New drug therapies to kill Tsc2-deficient cell lines
Grant holder: Dr Andrew Tee PhD Student: Henry McCann
Institute of Cancer and Genetics, Cardiff University
Tuberous Sclerosis (TS) patients are a high risk group for developing kidney tumours (60-80%), which is caused through mutation of either the Tuberous Sclerosis Complex 1 or 2 (TSC2) genes. While these kidney tumours are often removed through surgical techniques, having a non-invasive therapy that specifically kills these TS-associated tumour cells would be extremely valuable to TS patients.
It is hoped that such new drug therapies could improve the healthcare of TS patients by lessening the need for surgical intervention. Dr Tee and colleagues recently discovered that the clinically approved drug, nelfinavir, selectively killed the fast growing Tsc2-associated tumour cells, while the normal healthy cells were relatively unaffected. Of importance, they were able to further improve nelfinavir’s potency to kill Tsc2-compromised tumour cells when combined with another already clinically approved drug, bortezomib.

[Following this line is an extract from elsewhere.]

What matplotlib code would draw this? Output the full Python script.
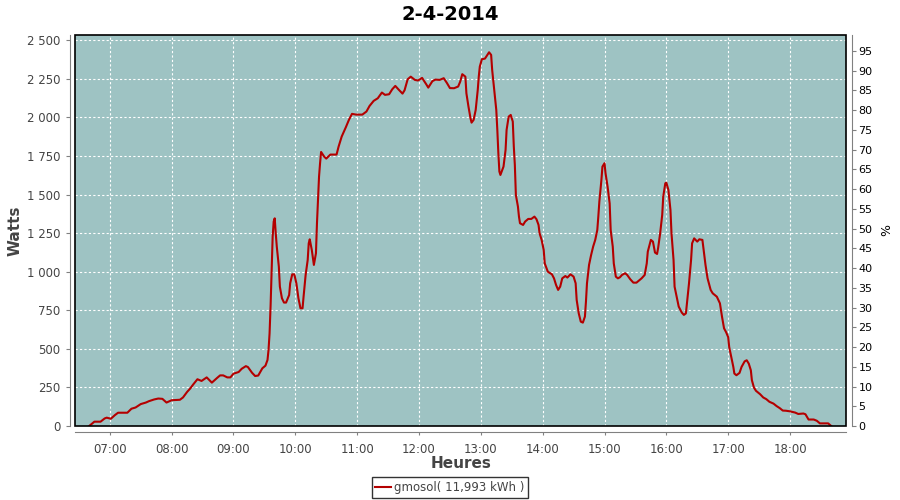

This project will test the effectiveness of these new potential combination therapies to selectively kill TSC-associated tumour cells. Such experimentation will allow researchers to fine-tune drug therapies to determine the optimum drug combination to kill tumour cells whilst maintaining low toxicity to healthy cells. This project is designed to provide the necessary data to support future pre-clinical studies in TS model systems and also clinical studies in TS patients, of which the research team have a strong track record.
This work also has important implications for cancer patients with Tsc2-compromised tumours, such as those with kidney, lung, bladder, breast and colon cancers. Although the first priority is to improve healthcare for TS patients, this project could also benefit a wide range of cancer patients within the general population.